Market, investors, and AI hype

  • Several comments link Dell’s frankness about consumer disinterest in AI to a recent stock drop, seeing it as proof that public companies are pressured to talk up AI regardless of reality.
  • Others argue Dell’s bigger threats are macro issues: tariffs, supply-chain fragility, and AI-driven DRAM/NAND shortages that are spiking component costs.
  • Some think Dell “should have stayed private” to ignore short-term AI fads; others note it’s less beholden than most because of large insider ownership.
  • There’s concern that AI datacenter demand will pull R&D and production away from consumer CPUs/GPUs, worsening prices and stagnating laptops/desktops.

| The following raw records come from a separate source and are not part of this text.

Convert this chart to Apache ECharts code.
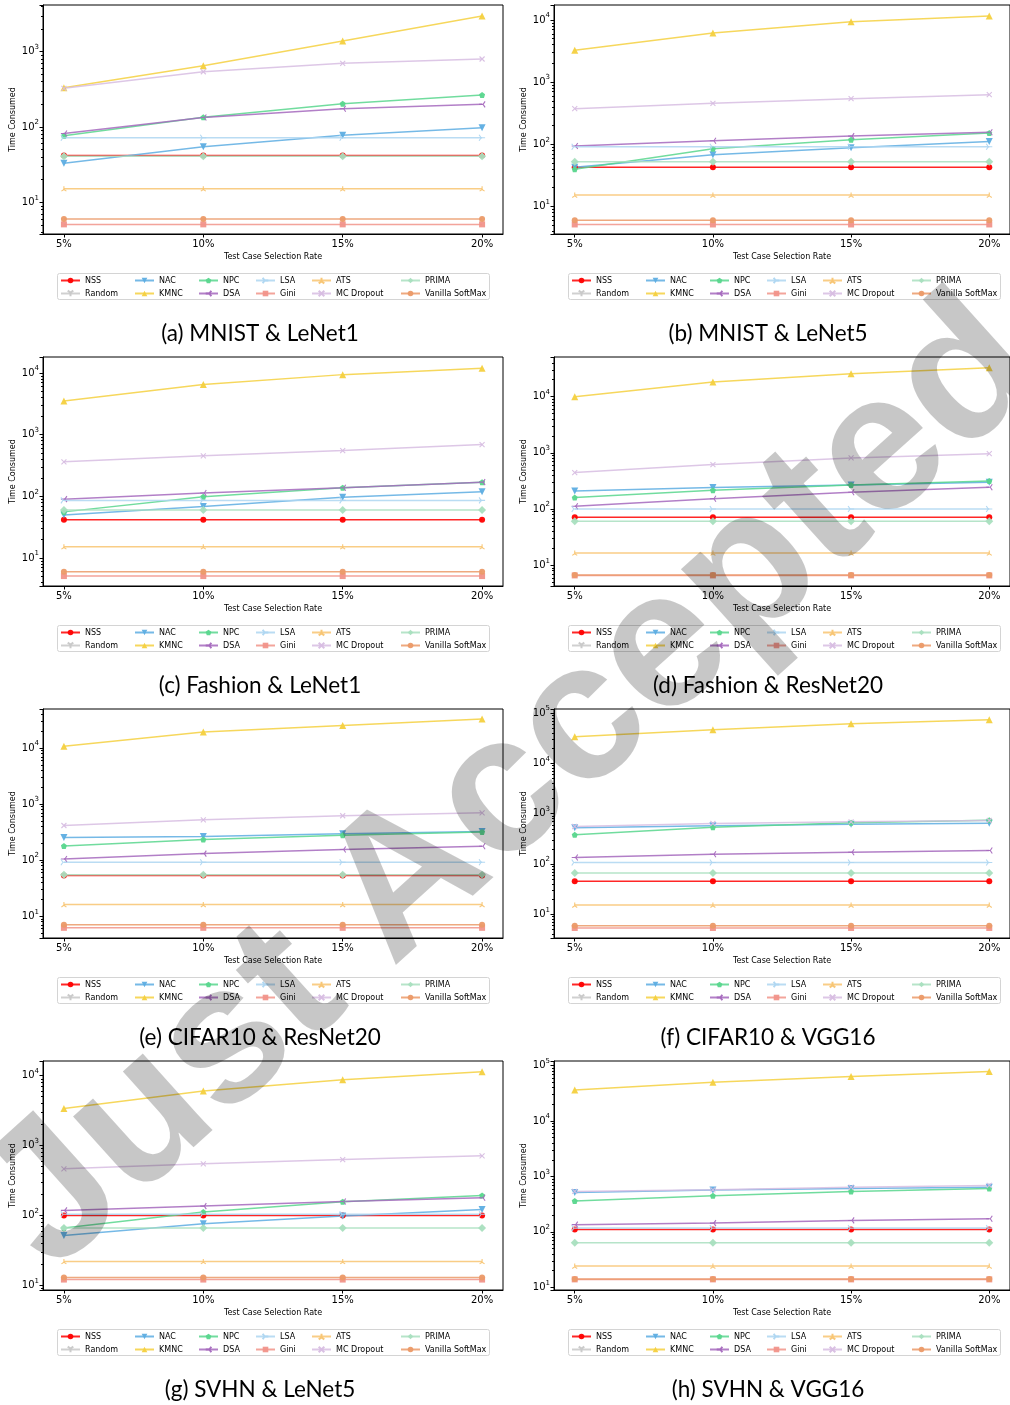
<!DOCTYPE html>
<html><head><meta charset="utf-8">
<script src="https://cdn.jsdelivr.net/npm/echarts@6/dist/echarts.min.js"></script>
<style>html,body{margin:0;padding:0;background:#fff}#c{width:1010px;height:1405px}</style>
</head><body><div id="c"></div>
<script>
// ---------- DATA ----------
const rates = [5, 10, 15, 20];
const rateLabels = ['5%', '10%', '15%', '20%'];
const captions = ['(a) MNIST & LeNet1', '(b) MNIST & LeNet5', '(c) Fashion & LeNet1', '(d) Fashion & ResNet20',
                  '(e) CIFAR10 & ResNet20', '(f) CIFAR10 & VGG16', '(g) SVHN & LeNet5', '(h) SVHN & VGG16'];
const methods = ['NSS', 'Random', 'NAC', 'KMNC', 'NPC', 'DSA', 'LSA', 'Gini', 'ATS', 'MC Dropout', 'PRIMA', 'Vanilla SoftMax'];
// one row per panel (a..h), values at 5%,10%,15%,20%
const NSS = [[42,42,42,42],[42.5,42.5,42.5,42.5],[41.8,41.8,41.8,41.8],[71.5,71.5,71.5,71.5],
             [53,53,53,53],[45.4,45.4,45.4,45.4],[100,100,100,100],[111,111,111,111]];
const RANDOM = [[null,null,null,null],[null,null,null,null],[null,null,null,null],[null,null,null,null],
                [null,null,null,null],[null,null,null,null],[null,null,null,null],[null,null,null,null]];
const NAC = [[33,54.7,77.6,98],[42.5,67.8,88,111],[50,68.7,97,119],[210,241,269,300],
             [253,264,295,325],[522,573,618,647],[51.8,76,98,122],[515,567,608,642]];
const KMNC = [[333,652,1387,2980],[3250,6180,9390,11600],[3520,6480,9400,11900],[10000,18240,25600,32800],
              [10850,19360,25500,33100],[33800,46600,61300,73600],[3380,6040,8770,11400],[36400,50100,63400,77900]];
const NPC = [[76.7,134.5,204,266],[39.4,84.7,118,151],[56,98.5,138,170],[160,216,269,316],
             [180,233,279,320],[379,538,658,743],[66,112,157,193],[360,449,537,608]];
const DSA = [[82,134,175,200],[93.5,114,135,156],[90,113,138,170],[112,153,199,244],
             [105,131,155,177],[134,156,171,185],[118,136,158,179],[135,144,161,173]];
const LSA = [[72,72,72,72],[91,91,91,91],[86,86,86,86],[100,100,100,100],
             [91.6,91.6,91.6,91.6],[107,107,107,107],[104,104,104,104],[117,117,117,117]];
const GINI = [[5.1,5.1,5.1,5.1],[5.1,5.1,5.1,5.1],[5.1,5.1,5.1,5.1],[6.6,6.6,6.6,6.6],
              [6.2,6.2,6.2,6.2],[5.35,5.35,5.35,5.35],[12.1,12.1,12.1,12.1],[13.9,13.9,13.9,13.9]];
const ATS = [[15.2,15.2,15.2,15.2],[15.2,15.2,15.2,15.2],[15.3,15.3,15.3,15.3],[16.6,16.6,16.6,16.6],
             [16.2,16.2,16.2,16.2],[15.3,15.3,15.3,15.3],[22,22,22,22],[24.2,24.2,24.2,24.2]];
const MCD = [[327,542,701,800],[373,456,541,627],[363,454,553,692],[445,618,811,968],
             [416,526,621,702],[555,637,687,731],[464,547,631,712],[537,575,642,688]];
const PRIMA = [[41,41,41,41],[52,52,52,52],[60,60,60,60],[60.7,60.7,60.7,60.7],
               [55,55,55,55],[66.5,66.5,66.5,66.5],[66,66,66,66],[63.8,63.8,63.8,63.8]];
const VSM = [[6.0,6.0,6.0,6.0],[5.95,5.95,5.95,5.95],[6.0,6.0,6.0,6.0],[6.75,6.75,6.75,6.75],
             [7.0,7.0,7.0,7.0],[5.95,5.95,5.95,5.95],[13,13,13,13],[14.1,14.1,14.1,14.1]];
const yMin = [3.8, 3.58, 3.52, 4.28, 4.08, 3.38, 8.58, 8.95];
const yMax = [4170, 17470, 18150, 50700, 50000, 120000, 16200, 121000];

// ---------- STYLE ----------
const values = [NSS, RANDOM, NAC, KMNC, NPC, DSA, LSA, GINI, ATS, MCD, PRIMA, VSM];
const colors = ['#ff0000', '#c8c8c8', '#5dade2', '#f4d03f', '#58d68d', '#a569bd', '#aed6f1', '#f1948a', '#f8c471', '#d7bde2', '#a9dfbf', '#eb9a68'];
const P = {
  triDown: 'path://M0,0 L0,10 M0,0 L-8.66,-5 M0,0 L8.66,-5',
  triLeft: 'path://M0,0 L-10,0 M0,0 L5,-8.66 M0,0 L5,8.66',
  triRight: 'path://M0,0 L10,0 M0,0 L-5,-8.66 M0,0 L-5,8.66',
  triUp: 'path://M0,0 L0,-10 M0,0 L-8.66,5 M0,0 L8.66,5',
  cross: 'path://M-10,-10 L10,10 M-10,10 L10,-10',
  pent: 'path://M0,-10 L9.51,-3.09 L5.88,8.09 L-5.88,8.09 L-9.51,-3.09 Z'
};
const symbols = [
  ['circle', 6, 0, false], [P.triDown, 6, 0, true], ['triangle', 7, 180, false], ['triangle', 7, 0, false],
  [P.pent, 6, 0, false], [P.triLeft, 6, 0, true], [P.triRight, 6, 0, true], ['rect', 6, 0, false],
  [P.triUp, 5, 0, true], [P.cross, 5, 0, true], ['diamond', 8, 0, false], ['circle', 6, 0, false]
];
const FONT = 'DejaVu Sans';

const grids = [], xAxes = [], yAxes = [], series = [], legends = [], titles = [], graphics = [];
const legendCols = [60, 134, 198, 255, 311, 400];

for (let p = 0; p < 8; p++) {
  const r = Math.floor(p / 2), c = p % 2;
  const gl = 43 + 511 * c, gt = 5 + 352 * r;
  grids.push({left: gl, top: gt, width: 460, height: 229, show: true, borderColor: '#000', borderWidth: 1, backgroundColor: 'transparent'});
  xAxes.push({
    type: 'value', gridIndex: p, min: 4.25, max: 20.75,
    name: 'Test Case Selection Rate', nameLocation: 'middle', nameGap: 19,
    nameTextStyle: {fontFamily: FONT, fontSize: 8, color: '#000'},
    axisLine: {show: true, lineStyle: {color: '#000', width: 1}},
    axisTick: {show: true, length: 3.5, lineStyle: {color: '#000'}, customValues: rates},
    axisLabel: {fontFamily: FONT, fontSize: 10, color: '#000', margin: 5, customValues: rates,
                formatter: v => rateLabels[rates.indexOf(v)] || ''},
    splitLine: {show: false}
  });
  yAxes.push({
    type: 'log', logBase: 10, gridIndex: p, min: yMin[p], max: yMax[p],
    name: 'Time Consumed', nameLocation: 'middle', nameGap: 26, nameRotate: 90,
    nameTextStyle: {fontFamily: FONT, fontSize: 8, color: '#000'},
    axisLine: {show: true, lineStyle: {color: '#000', width: 1}},
    axisTick: {show: true, length: 3.5, lineStyle: {color: '#000'}},
    minorTick: {show: true, splitNumber: 9, length: 2, lineStyle: {color: '#000'}},
    axisLabel: {fontFamily: FONT, fontSize: 10, color: '#000', margin: 4,
      formatter: v => { const e = Math.log10(v), k = Math.round(e); return Math.abs(e - k) < 1e-6 ? '{a|10}{b|' + k + '}' : ''; },
      rich: {a: {fontFamily: FONT, fontSize: 10, color: '#000', lineHeight: 12, verticalAlign: 'middle'},
             b: {fontFamily: FONT, fontSize: 7, color: '#000', lineHeight: 8, verticalAlign: 'middle', padding: [0, 0, 9, 0]}}},
    splitLine: {show: false}
  });
  methods.forEach((m, i) => {
    const [sym, size, rot, stroke] = symbols[i];
    series.push({
      type: 'line', name: m, xAxisIndex: p, yAxisIndex: p,
      data: rates.map((x, j) => [x, values[i][p][j]]),
      symbol: sym, symbolSize: size, symbolRotate: rot, showSymbol: true,
      color: colors[i],
      lineStyle: {color: colors[i], width: 1.5, opacity: 0.85},
      itemStyle: {color: colors[i], borderColor: colors[i], borderWidth: stroke ? 1.1 : 0, opacity: 0.95},
      silent: true, animation: false, z: 2
    });
  });
  for (let k = 0; k < 6; k++) {
    legends.push({
      left: legendCols[k] + 511 * c, top: 276.5 + 352 * r, orient: 'vertical', padding: 0,
      itemWidth: 19, itemHeight: 7, itemGap: 5, selectedMode: false,
      data: [methods[2 * k], methods[2 * k + 1]],
      textStyle: {fontFamily: FONT, fontSize: 8, color: '#000', lineHeight: 7}
    });
  }
  graphics.push({type: 'rect', silent: true, z: 1,
    shape: {x: 57.5 + 511 * c, y: 273.5 + 352 * r, width: 432, height: 26, r: 2},
    style: {fill: '#fff', stroke: '#d4d4d4', lineWidth: 1}});
  titles.push({text: captions[p], left: 255 + 508 * c, top: 329 + 352 * r, textAlign: 'center', textVerticalAlign: 'middle',
    textStyle: {fontFamily: 'Lato', fontSize: 22.5, fontWeight: 'normal', color: '#000'}});
}
graphics.push({type: 'text', silent: true, z: 100, x: 514, y: 786, rotation: 42 * Math.PI / 180,
  style: {text: 'Just Accepted', fill: 'rgba(0,0,0,0.22)',
          font: 'bold 196px "Liberation Sans"', align: 'center', verticalAlign: 'middle'}});

const chart = echarts.init(document.getElementById('c'), null, {renderer: 'canvas'});
chart.setOption({
  animation: false, backgroundColor: '#fff',
  title: titles, grid: grids, xAxis: xAxes, yAxis: yAxes, legend: legends, series: series,
  graphic: {elements: graphics}
});
</script></body></html>
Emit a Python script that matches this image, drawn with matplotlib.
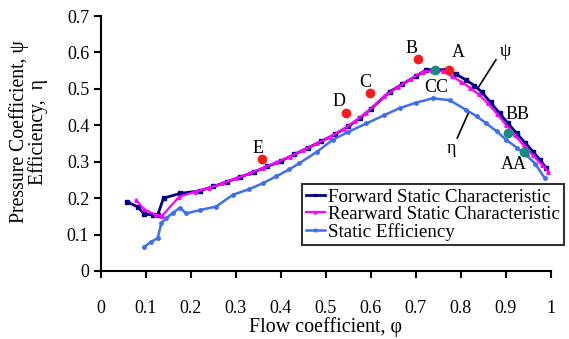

Consumers, “AI PCs,” and NPUs

  • Broad agreement that consumers don’t buy PCs for “AI”; they care about price, performance, battery life, and concrete features.
  • “AI PC” branding is seen as investor-facing, not user-facing. The typical user already accesses ChatGPT via browser/phone and is confused why they need an “AI PC.”
  • NPUs are viewed as opaque, hard to develop for, and mostly unused by real software today; their mention is treated as a red flag for pointless upsell.
  • Many expect AI to stay, but to be rebranded as “advanced search,” “smart editing,” or similar, with the AI hidden under the hood.

Usefulness vs gimmicks: local AI and UX

  • Some see real potential in quiet, local AI: better photo tagging, text recognition, smarter search, good recommendations, noise suppression, etc.
  • Others argue many proposed LLM integrations (e.g., deciding if a half-written YouTube comment is “important”) are classic “solution in search of a problem” cases where simpler logic is better.
  • There’s strong resistance to AI in everyday appliances (laundry, thermostats, ovens) and to nondeterministic systems controlling critical home functions.

Developer perspectives on AI tools

  • Developer sentiment in the thread is mixed: exhaustion with hype and “inevitability” rhetoric, but recognition that AI IDEs are genuinely helpful for boilerplate, tests, and debugging, when used under expert supervision.
  • Fears include losing deep understanding of one’s own code and overreliance on opaque generation. Others counter that these tools are just the latest productivity upgrade.

Dell hardware reactions

  • Some excitement about XPS updates, especially a “MacBook-quality” Linux-capable machine and return to physical keys; others dislike capacitive keys and dedicated Copilot buttons.
  • Business-focused Precisions are recommended as tougher XPS variants, but users complain about heat, poor battery life, bad sleep behavior, and heavy chargers compared to ThinkPads and M-series Macs.